I'm not suggesting that political virtue and artistic value are the same
(I've posted reviews to this list specifically stating that they're not).
But here's how it works: Art Review magazine listed him as the most
influential person in the art world in 2011
(http://blogs.wsj.com/chinarealtime/2011/10/13/ai-weiwei-on-top-of-the-art-
world/). Maybe you think he's influential for his politics rather than for
his art, but then again, I can think of no other Chinese person who has
ever been considered most influential in the world in his or her métier
while alive; Mo Yan, Gao Xingjian, Bei Dao, Lu Xun, and Li Bai have never
been considered the most influential writers in the world, and hey,
Chairman Mao wasn’t even the most influential Communist in the world! For
some, what's influential about Ai Weiwei's art is that he does not want to
define his artwork only by what can be easily put on display, but rather
that his life (also on display for more reasons than one) is his artwork.

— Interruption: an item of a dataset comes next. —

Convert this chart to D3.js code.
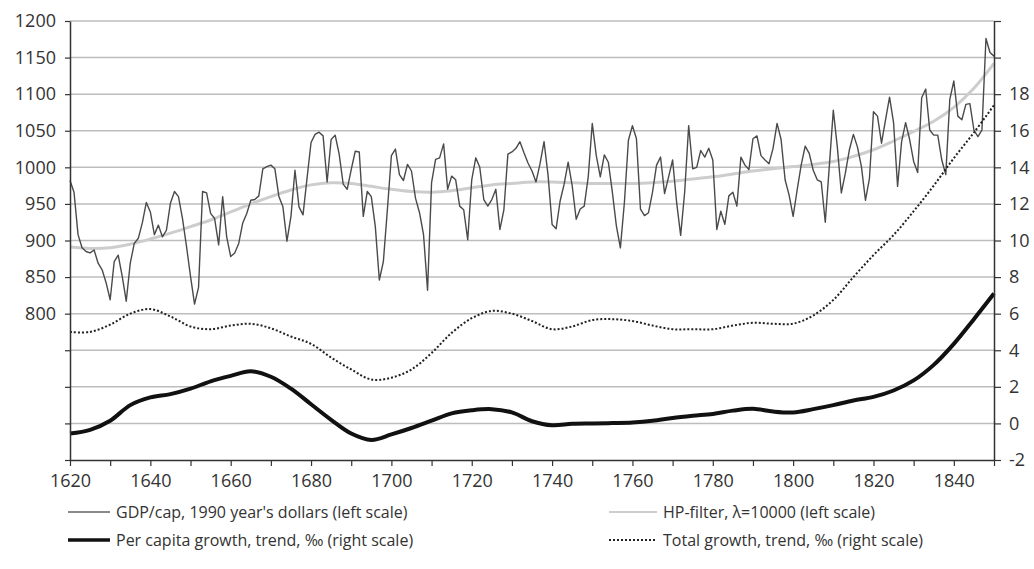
<!DOCTYPE html>
<html>
<head>
<meta charset="utf-8">
<script src="https://cdn.jsdelivr.net/npm/d3@7"></script>
<style>
  body { margin: 0; background: #fff; }
  text { font-family: "Open Sans", "Liberation Sans", sans-serif; fill: #333; }
</style>
</head>
<body>
<div id="chart"></div>
<script>
// Annual GDP per capita, 1990 year's dollars (1620..1850)
const gdpStart = 1620;
const gdpValues = [
  982, 966, 908, 890, 885, 883, 887, 869, 860, 842,
  819, 871, 880, 851, 817, 869, 896, 903, 924, 952,
  939, 908, 921, 905, 914, 951, 967, 960, 930, 892,
  851, 813, 836, 967, 965, 937, 930, 894, 960, 905,
  878, 883, 896, 924, 937, 955, 956, 961, 998, 1001,
  1003, 998, 960, 946, 899, 933, 996, 946, 935, 985,
  1034, 1045, 1048, 1043, 980, 1038, 1044, 1018, 977, 970,
  997, 1022, 1021, 933, 967, 960, 919, 846, 871, 942,
  1016, 1025, 990, 982, 1004, 995, 958, 938, 908, 832,
  979, 1011, 1013, 1032, 970, 988, 983, 947, 942, 901,
  983, 1013, 1000, 956, 947, 956, 970, 915, 942, 1018,
  1021, 1026, 1035, 1020, 1006, 995, 980, 1005, 1035, 989,
  922, 916, 954, 977, 1007, 975, 929, 943, 947, 987,
  1060, 1016, 987, 1017, 1007, 966, 920, 890, 952, 1037,
  1057, 1039, 943, 934, 938, 966, 1003, 1014, 964, 987,
  1010, 952, 907, 966, 1057, 998, 1000, 1023, 1014, 1026,
  1010, 915, 940, 922, 961, 966, 947, 1014, 1003, 997,
  1039, 1043, 1016, 1010, 1005, 1026, 1060, 1038, 983, 962,
  933, 969, 1003, 1029, 1019, 996, 983, 980, 925, 1001,
  1078, 1028, 965, 992, 1024, 1045, 1028, 1001, 955, 985,
  1076, 1070, 1033, 1065, 1096, 1061, 974, 1035, 1061, 1038,
  1008, 993, 1095, 1107, 1051, 1044, 1044, 1010, 990, 1093,
  1118, 1070, 1065, 1086, 1087, 1051, 1042, 1051, 1176, 1157,
  1152
];

// Trend series, read every 5 years
const trendYears = d3.range(1620, 1851, 5);
const hpValues = [
  891, 889, 890, 895, 902, 910, 919, 928, 939, 950,
  960, 969, 976, 979, 978, 974, 970, 967, 966, 968,
  972, 976, 978, 980, 980, 979, 978, 978, 978, 979,
  981, 984, 987, 991, 995, 998, 1001, 1004, 1008, 1015,
  1024, 1036, 1049, 1063, 1082, 1108, 1142
];
const perCapitaGrowth = [
  -0.55, -0.35, 0.15, 1.0, 1.42, 1.6, 1.9, 2.3, 2.6, 2.85,
  2.55, 1.9, 1.05, 0.2, -0.55, -0.9, -0.6, -0.25, 0.15, 0.55,
  0.72, 0.78, 0.6, 0.12, -0.1, -0.02, 0.0, 0.02, 0.05, 0.14,
  0.3, 0.42, 0.52, 0.7, 0.8, 0.65, 0.6, 0.78, 1.0, 1.25,
  1.45, 1.8, 2.35, 3.2, 4.35, 5.7, 7.1
];
const totalGrowth = [
  5.0, 5.0, 5.4, 6.0, 6.25, 5.85, 5.3, 5.15, 5.35, 5.45,
  5.2, 4.75, 4.35, 3.6, 2.95, 2.4, 2.5, 2.95, 3.85, 4.95,
  5.75, 6.15, 6.0, 5.6, 5.15, 5.3, 5.65, 5.7, 5.6, 5.35,
  5.15, 5.15, 5.15, 5.35, 5.5, 5.45, 5.45, 5.9, 6.75, 8.0,
  9.2, 10.3, 11.6, 13.0, 14.5, 15.9, 17.4
];

// Tick values
const leftTicks = d3.range(600, 1201, 50);
const leftLabels = [800, 850, 900, 950, 1000, 1050, 1100, 1150, 1200];
const rightTicks = d3.range(-2, 23, 2);
const rightLabels = [-2, 0, 2, 4, 6, 8, 10, 12, 14, 16, 18];
const xTicks = d3.range(1620, 1851, 10);
const xLabels = d3.range(1620, 1841, 20);

const legendItems = [
  { label: "GDP/cap, 1990 year's dollars (left scale)", key: "gdp" },
  { label: "HP-filter, \u03bb=10000 (left scale)", key: "hp" },
  { label: "Per capita growth, trend, \u2030 (right scale)", key: "pc" },
  { label: "Total growth,  trend, \u2030 (right scale)", key: "tot" }
];

const width = 1034, height = 569;
const plotLeft = 70, plotRight = 994, plotTop = 21, plotBottom = 460;

const svg = d3.select("#chart")
    .append("svg")
    .attr("width", width)
    .attr("height", height);

// Scales
const x = d3.scaleLinear().domain([1620, 1850]).range([plotLeft, plotRight]);
const yLeft = d3.scaleLinear().domain([600, 1200]).range([plotBottom, plotTop]);
const yRight = d3.scaleLinear().domain([-2, 22]).range([plotBottom, plotTop]);

// Styles for each series
const styles = {
  gdp: { stroke: "#4a4a4a", width: 1.4, dash: null },
  hp: { stroke: "#cdcdcd", width: 3, dash: null },
  pc: { stroke: "#111", width: 4, dash: null },
  tot: { stroke: "#222", width: 2, dash: "2,2" }
};

// Gridlines
svg.append("g")
    .selectAll("line")
    .data(leftTicks.filter(d => d > 600))
    .enter()
    .append("line")
    .attr("x1", plotLeft)
    .attr("x2", plotRight)
    .attr("y1", d => yLeft(d))
    .attr("y2", d => yLeft(d))
    .attr("stroke", "#bdbdbd")
    .attr("stroke-width", 1.5);

// Lines
const gdpData = gdpValues.map((v, i) => ({ year: gdpStart + i, v }));
const trend = arr => trendYears.map((yr, i) => ({ year: yr, v: arr[i] }));

const lineLeft = d3.line().x(d => x(d.year)).y(d => yLeft(d.v));
const smoothLeft = d3.line().x(d => x(d.year)).y(d => yLeft(d.v)).curve(d3.curveCatmullRom);
const smoothRight = d3.line().x(d => x(d.year)).y(d => yRight(d.v)).curve(d3.curveCatmullRom);

function drawLine(data, gen, s) {
  svg.append("path")
      .datum(data)
      .attr("d", gen)
      .attr("fill", "none")
      .attr("stroke", s.stroke)
      .attr("stroke-width", s.width)
      .attr("stroke-dasharray", s.dash)
      .attr("stroke-linejoin", "round");
}

drawLine(trend(hpValues), smoothLeft, styles.hp);
drawLine(gdpData, lineLeft, styles.gdp);
drawLine(trend(totalGrowth), smoothRight, styles.tot);
drawLine(trend(perCapitaGrowth), smoothRight, styles.pc);

// Axes
const axisLeft = d3.axisLeft(yLeft)
    .tickValues(leftTicks)
    .tickSize(5)
    .tickPadding(9)
    .tickFormat(d => leftLabels.includes(d) ? d : "");
const axisRight = d3.axisRight(yRight)
    .tickValues(rightTicks)
    .tickSize(7)
    .tickPadding(8)
    .tickFormat(d => rightLabels.includes(d) ? d : "");
const axisBottom = d3.axisBottom(x)
    .tickValues(xTicks)
    .tickSize(6)
    .tickPadding(8)
    .tickFormat(d => xLabels.includes(d) ? d : "");

function styleAxis(g) {
  g.select(".domain").attr("stroke", "#333").attr("stroke-width", 1.5);
  g.selectAll(".tick line").attr("stroke", "#333").attr("stroke-width", 1.2);
  g.selectAll("text").attr("font-size", 18).attr("fill", "#333")
      .attr("font-family", "'Open Sans', 'Liberation Sans', sans-serif");
}

svg.append("g").attr("transform", `translate(${plotLeft},0)`).call(axisLeft.tickSizeOuter(0)).call(styleAxis);
svg.append("g").attr("transform", `translate(${plotRight},0)`).call(axisRight.tickSizeOuter(0)).call(styleAxis);
svg.append("g").attr("transform", `translate(0,${plotBottom})`).call(axisBottom.tickSizeOuter(0)).call(styleAxis);

// Legend (2 x 2)
const legendX = [68, 609];
const legendLineLen = [42, 48];
const legendY = [512, 540];
const legend = svg.append("g").selectAll("g")
    .data(legendItems)
    .enter()
    .append("g")
    .attr("transform", (d, i) => `translate(${legendX[i % 2]},${legendY[Math.floor(i / 2)]})`);

legend.append("line")
    .attr("x1", 0)
    .attr("x2", (d, i) => legendLineLen[i % 2])
    .attr("stroke", d => d.key === "gdp" ? "#8a8a8a" : styles[d.key].stroke)
    .attr("stroke-width", d => d.key === "pc" ? 3.5 : 2)
    .attr("stroke-dasharray", d => styles[d.key].dash);

legend.append("text")
    .attr("x", (d, i) => legendLineLen[i % 2] + 6)
    .attr("dy", "0.35em")
    .attr("font-size", 16)
    .text(d => d.label);
</script>
</body>
</html>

This doesn’t mean everything he does is good. I certainly don’t respond to
all his work (the appeals to the government from many mothers following
the Wenchuan earthquake, framed and hung on the wall at the Hong Kong
International Art Fair, where I saw it last May, did not move me
aesthetically, and I found his Gangnam video stupid and indulgent), but my
own take is, actually, that Ai Weiwei is a much more interesting artist
than he is a dissident. I haven’t read all his tweets or collected
writings, or even seen Never Sorry (so this is limited; please write in if
you think my judgment is hasty), but my sense is that as a political
thinker he's a one-trick pony, saying no more or less than the Party is
bad. I have seen no systematic analysis or developed perspective, but
rather sometimes who will attack from left or right depending on what he
thinks the problem is. That's fine, but I don’t think it makes a
compelling dissident (Liu Xiaobo, on the other hand, whom I certainly
don’t agree with all the time, has a consistent Liberal standpoint; a more
developed perspective gives him more range as a dissident). In Ai Weiwei's
artworks, however, I see him engaging much more fully with the depth and
breadth of the Chinese cultural and political identity, and what that
means for, as John Berger put it (quoted in Perl's piece), the "style he
inherits, the conventions he must obey, [and] his prescribed or freely
chosen subject matter." I don’t think he can articulate his aesthetics
very well (many artists cannot), but even in the poorly lit, undersized
images of his sculptures on the New Republic webpage (as if consciously
laid out to appear diminutive), I see craft and concept combined in ways I
find not only interesting and intriguing, but beautiful.